Any discussion of the week’s activities wouldn’t be complete without mentioning the TCGA Awards Dinner on the final night at the Overton Hotel. This is always an emotional night for everyone attending. The current president (Buzz Cooper) passed the gavel to the new president (Ken Ross). The Ginner of the Year – Rex Ford – was announced. Another Texas Life Member honoree – Danny Moses – was chosen. And, from a personal standpoint, it’s always a highlight for Cotton Farming when we present a check to the TCGA/Texas Tech Scholarship Fund. This year, we contributed $7,500, and it gave us a good feeling to know that several Texas Tech ag students will benefit from these funds. We like to say it’s an investment in the future of agriculture by helping these talented young college students.

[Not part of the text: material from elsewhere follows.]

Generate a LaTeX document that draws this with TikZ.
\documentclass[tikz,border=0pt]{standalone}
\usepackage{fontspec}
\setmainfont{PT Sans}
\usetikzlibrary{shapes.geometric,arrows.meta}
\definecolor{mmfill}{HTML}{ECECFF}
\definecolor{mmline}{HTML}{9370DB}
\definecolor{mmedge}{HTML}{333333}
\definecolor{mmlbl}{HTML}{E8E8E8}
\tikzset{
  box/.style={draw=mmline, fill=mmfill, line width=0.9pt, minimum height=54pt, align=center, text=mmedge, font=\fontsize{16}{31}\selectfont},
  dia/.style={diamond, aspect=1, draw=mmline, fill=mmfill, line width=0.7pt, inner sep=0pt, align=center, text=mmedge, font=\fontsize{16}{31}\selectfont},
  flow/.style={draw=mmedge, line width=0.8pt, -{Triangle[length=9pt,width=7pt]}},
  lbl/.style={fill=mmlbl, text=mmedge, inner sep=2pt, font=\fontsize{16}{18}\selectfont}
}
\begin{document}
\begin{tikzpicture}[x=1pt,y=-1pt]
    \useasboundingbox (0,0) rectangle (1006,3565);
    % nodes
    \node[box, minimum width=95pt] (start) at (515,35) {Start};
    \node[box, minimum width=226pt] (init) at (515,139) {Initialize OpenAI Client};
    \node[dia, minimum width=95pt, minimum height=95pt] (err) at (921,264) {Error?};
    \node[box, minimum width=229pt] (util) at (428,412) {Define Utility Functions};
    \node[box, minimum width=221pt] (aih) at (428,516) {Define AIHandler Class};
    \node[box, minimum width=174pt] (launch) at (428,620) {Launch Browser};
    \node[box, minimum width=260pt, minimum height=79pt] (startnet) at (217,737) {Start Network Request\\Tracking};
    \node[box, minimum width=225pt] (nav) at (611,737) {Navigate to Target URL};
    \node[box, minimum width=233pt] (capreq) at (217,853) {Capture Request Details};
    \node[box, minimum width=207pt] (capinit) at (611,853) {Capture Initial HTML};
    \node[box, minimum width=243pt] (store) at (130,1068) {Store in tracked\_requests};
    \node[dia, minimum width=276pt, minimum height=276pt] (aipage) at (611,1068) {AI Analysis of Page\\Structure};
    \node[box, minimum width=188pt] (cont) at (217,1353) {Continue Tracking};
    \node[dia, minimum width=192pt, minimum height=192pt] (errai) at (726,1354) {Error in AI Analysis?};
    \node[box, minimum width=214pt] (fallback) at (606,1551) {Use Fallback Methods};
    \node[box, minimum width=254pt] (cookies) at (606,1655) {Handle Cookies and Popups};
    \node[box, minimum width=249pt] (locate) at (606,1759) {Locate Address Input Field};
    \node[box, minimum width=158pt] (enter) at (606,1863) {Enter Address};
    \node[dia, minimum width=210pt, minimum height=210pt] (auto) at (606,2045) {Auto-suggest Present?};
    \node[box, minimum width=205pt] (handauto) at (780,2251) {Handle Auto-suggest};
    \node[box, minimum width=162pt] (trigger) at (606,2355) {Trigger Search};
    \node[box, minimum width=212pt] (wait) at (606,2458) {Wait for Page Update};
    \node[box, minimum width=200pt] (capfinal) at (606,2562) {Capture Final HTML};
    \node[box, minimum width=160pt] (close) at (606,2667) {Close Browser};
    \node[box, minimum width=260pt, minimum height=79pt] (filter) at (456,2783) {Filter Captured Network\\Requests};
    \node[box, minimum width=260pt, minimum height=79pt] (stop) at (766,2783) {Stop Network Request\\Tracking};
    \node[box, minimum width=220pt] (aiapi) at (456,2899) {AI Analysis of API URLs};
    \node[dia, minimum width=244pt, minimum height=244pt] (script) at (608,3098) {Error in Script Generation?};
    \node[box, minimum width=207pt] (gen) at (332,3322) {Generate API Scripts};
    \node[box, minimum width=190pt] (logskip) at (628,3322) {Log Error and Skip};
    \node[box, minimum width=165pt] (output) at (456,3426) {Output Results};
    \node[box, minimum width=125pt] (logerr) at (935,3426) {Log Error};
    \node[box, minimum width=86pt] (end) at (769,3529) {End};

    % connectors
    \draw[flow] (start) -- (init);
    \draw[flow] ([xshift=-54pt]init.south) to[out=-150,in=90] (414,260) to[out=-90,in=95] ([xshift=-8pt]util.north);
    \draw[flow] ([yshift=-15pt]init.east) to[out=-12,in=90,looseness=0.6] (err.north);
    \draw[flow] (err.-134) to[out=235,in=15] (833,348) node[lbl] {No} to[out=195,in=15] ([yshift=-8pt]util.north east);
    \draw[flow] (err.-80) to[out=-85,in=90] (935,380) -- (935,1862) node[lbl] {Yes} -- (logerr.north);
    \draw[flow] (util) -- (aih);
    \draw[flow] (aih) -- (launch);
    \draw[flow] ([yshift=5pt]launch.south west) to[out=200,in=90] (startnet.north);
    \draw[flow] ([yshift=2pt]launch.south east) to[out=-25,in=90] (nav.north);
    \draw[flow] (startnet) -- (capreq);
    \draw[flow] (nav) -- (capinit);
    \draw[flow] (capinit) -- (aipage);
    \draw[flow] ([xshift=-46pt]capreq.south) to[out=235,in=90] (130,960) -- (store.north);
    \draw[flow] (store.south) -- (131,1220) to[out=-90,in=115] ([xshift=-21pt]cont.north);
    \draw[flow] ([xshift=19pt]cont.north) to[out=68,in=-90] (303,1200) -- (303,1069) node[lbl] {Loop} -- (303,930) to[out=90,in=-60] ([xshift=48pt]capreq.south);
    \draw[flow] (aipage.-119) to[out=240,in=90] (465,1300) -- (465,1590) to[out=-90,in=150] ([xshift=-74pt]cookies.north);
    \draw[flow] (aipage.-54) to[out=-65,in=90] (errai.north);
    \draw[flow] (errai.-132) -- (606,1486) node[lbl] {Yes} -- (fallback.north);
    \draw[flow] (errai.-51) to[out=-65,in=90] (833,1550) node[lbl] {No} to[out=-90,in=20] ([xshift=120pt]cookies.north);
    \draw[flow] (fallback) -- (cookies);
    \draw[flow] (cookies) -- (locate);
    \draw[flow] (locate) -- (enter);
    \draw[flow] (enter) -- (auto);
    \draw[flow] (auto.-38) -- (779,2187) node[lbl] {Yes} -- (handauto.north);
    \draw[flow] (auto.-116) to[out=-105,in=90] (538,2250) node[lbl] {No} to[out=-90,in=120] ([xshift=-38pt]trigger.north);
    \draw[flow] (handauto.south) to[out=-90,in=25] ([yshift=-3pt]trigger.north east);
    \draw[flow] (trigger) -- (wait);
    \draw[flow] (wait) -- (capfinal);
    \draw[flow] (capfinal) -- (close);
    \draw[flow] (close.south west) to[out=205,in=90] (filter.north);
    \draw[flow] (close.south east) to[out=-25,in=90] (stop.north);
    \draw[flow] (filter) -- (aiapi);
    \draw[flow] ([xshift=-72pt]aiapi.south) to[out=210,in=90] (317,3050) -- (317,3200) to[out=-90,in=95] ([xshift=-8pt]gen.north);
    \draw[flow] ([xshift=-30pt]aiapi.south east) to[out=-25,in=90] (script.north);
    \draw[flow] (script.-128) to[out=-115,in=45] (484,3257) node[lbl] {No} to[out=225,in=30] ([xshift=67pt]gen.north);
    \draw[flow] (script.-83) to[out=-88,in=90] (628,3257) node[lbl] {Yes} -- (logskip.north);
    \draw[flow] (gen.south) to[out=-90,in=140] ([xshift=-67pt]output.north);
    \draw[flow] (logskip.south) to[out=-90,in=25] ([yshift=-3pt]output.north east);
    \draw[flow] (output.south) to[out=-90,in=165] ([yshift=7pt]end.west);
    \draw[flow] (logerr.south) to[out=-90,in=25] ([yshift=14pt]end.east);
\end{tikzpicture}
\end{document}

The evening is more like a family reunion for most of us. And, then, there is also a bit of sadness when the evening comes to an end, and we bid farewell to our friends for another year.
Through the years, we’ve learned to appreciate the friendships we’ve established with our industry friends in Texas – namely at TCGA and Plains Cotton Growers. They are always there to help us tell the story of cotton production and ginning in Texas.
So, here’s to all of the folks who helped make the TCGA and PCG meetings such a success this year. We wish you the very best during the 2015 season – both on the farm and at the gin.
Before you know it, we’ll be right back in Lubbock for another memorable week next spring – and we’ll wonder how the time passed so quickly.